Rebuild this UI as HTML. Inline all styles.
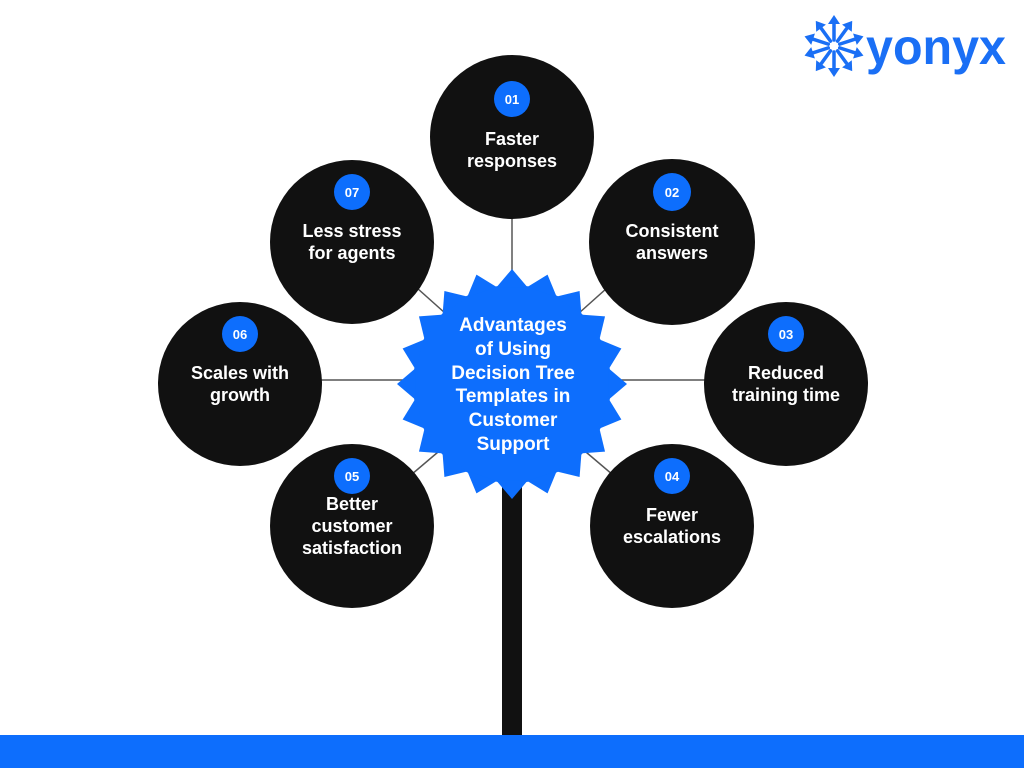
<!DOCTYPE html>
<html><head><meta charset="utf-8"><style>
html,body{margin:0;padding:0;background:#fff}
svg{display:block}
.t{font-family:"Liberation Sans","DejaVu Sans",sans-serif;font-weight:bold;fill:#fff;text-anchor:middle}
</style></head><body>
<svg width="1024" height="768" viewBox="0 0 1024 768" xmlns="http://www.w3.org/2000/svg">
<rect width="1024" height="768" fill="#fff"/>
<g stroke="#555" stroke-width="1.5">
<line x1="512" y1="200" x2="512" y2="290"/>
<line x1="672" y1="230" x2="560" y2="330"/>
<line x1="786" y1="380" x2="600" y2="380"/>
<line x1="672" y1="525" x2="560" y2="430"/>
<line x1="352" y1="525" x2="464" y2="430"/>
<line x1="240" y1="380" x2="424" y2="380"/>
<line x1="352" y1="230" x2="464" y2="330"/>
</g>
<rect x="502" y="440" width="20" height="300" fill="#111"/>
<rect x="0" y="735" width="1024" height="33" fill="#0d6efd"/>
<g fill="#111">
<circle cx="512" cy="137" r="82"/>
<circle cx="672" cy="242" r="83"/>
<circle cx="786" cy="384" r="82"/>
<circle cx="672" cy="526" r="82"/>
<circle cx="352" cy="526" r="82"/>
<circle cx="240" cy="384" r="82"/>
<circle cx="352" cy="242" r="82"/>
</g>
<g transform="translate(512,384)" fill="#0d6efd">
<circle r="99"/>
<g id="sp"><polygon points="0,-115 -15.5,-96.8 15.5,-96.8"/></g>
<use href="#sp" transform="rotate(18)"/><use href="#sp" transform="rotate(36)"/><use href="#sp" transform="rotate(54)"/><use href="#sp" transform="rotate(72)"/><use href="#sp" transform="rotate(90)"/><use href="#sp" transform="rotate(108)"/><use href="#sp" transform="rotate(126)"/><use href="#sp" transform="rotate(144)"/><use href="#sp" transform="rotate(162)"/><use href="#sp" transform="rotate(180)"/><use href="#sp" transform="rotate(198)"/><use href="#sp" transform="rotate(216)"/><use href="#sp" transform="rotate(234)"/><use href="#sp" transform="rotate(252)"/><use href="#sp" transform="rotate(270)"/><use href="#sp" transform="rotate(288)"/><use href="#sp" transform="rotate(306)"/><use href="#sp" transform="rotate(324)"/><use href="#sp" transform="rotate(342)"/>
</g>
<g class="t" font-size="19">
<text x="513" y="331">Advantages</text>
<text x="513" y="355">of Using</text>
<text x="513" y="379">Decision Tree</text>
<text x="513" y="402">Templates in</text>
<text x="513" y="426">Customer</text>
<text x="513" y="450">Support</text>
</g>
<g fill="#0d6efd">
<circle cx="512" cy="99" r="18"/>
<circle cx="672" cy="192" r="19"/>
<circle cx="786" cy="334" r="18"/>
<circle cx="672" cy="476" r="18"/>
<circle cx="352" cy="476" r="18"/>
<circle cx="240" cy="334" r="18"/>
<circle cx="352" cy="192" r="18"/>
</g>
<g class="t" font-size="13">
<text x="512" y="104">01</text>
<text x="672" y="197">02</text>
<text x="786" y="339">03</text>
<text x="672" y="481">04</text>
<text x="352" y="481">05</text>
<text x="240" y="339">06</text>
<text x="352" y="197">07</text>
</g>
<g class="t" font-size="18">
<text x="512" y="145">Faster</text><text x="512" y="167">responses</text>
<text x="672" y="237">Consistent</text><text x="672" y="259">answers</text>
<text x="786" y="379">Reduced</text><text x="786" y="401">training time</text>
<text x="672" y="521">Fewer</text><text x="672" y="543">escalations</text>
<text x="352" y="510">Better</text><text x="352" y="532">customer</text><text x="352" y="554">satisfaction</text>
<text x="240" y="379">Scales with</text><text x="240" y="401">growth</text>
<text x="352" y="237">Less stress</text><text x="352" y="259">for agents</text>
</g>
<g transform="translate(834,46)" stroke="#1a6ff5" stroke-width="3.5" stroke-linecap="round" fill="#1a6ff5">
<g id="ar"><line x1="0" y1="-6" x2="0" y2="-24"/><polygon points="0,-31 -6,-22 6,-22" stroke="none"/></g>
<use href="#ar" transform="rotate(36)"/><use href="#ar" transform="rotate(72)"/><use href="#ar" transform="rotate(108)"/><use href="#ar" transform="rotate(144)"/><use href="#ar" transform="rotate(180)"/><use href="#ar" transform="rotate(216)"/><use href="#ar" transform="rotate(252)"/><use href="#ar" transform="rotate(288)"/><use href="#ar" transform="rotate(324)"/>
</g>
<text x="866" y="64" font-family="Liberation Sans,DejaVu Sans,sans-serif" font-weight="bold" font-size="50" fill="#1a6ff5" textLength="140" lengthAdjust="spacingAndGlyphs">yonyx</text>
</svg>
</body></html>
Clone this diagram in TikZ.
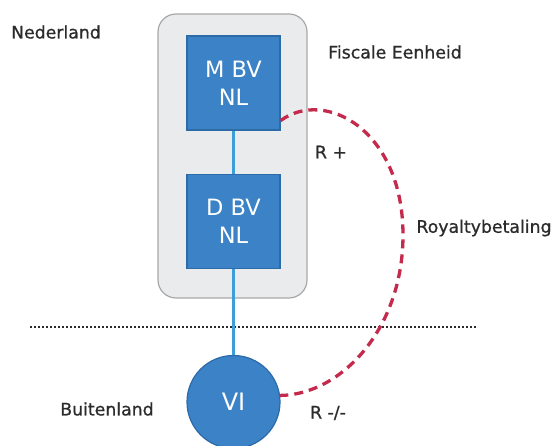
····················
• Work to complete
Return each full line of the entries that contains the word "this".

• Problem solution
Rebuild this UI as HTML. Inline all styles.
Clone this diagram in TikZ.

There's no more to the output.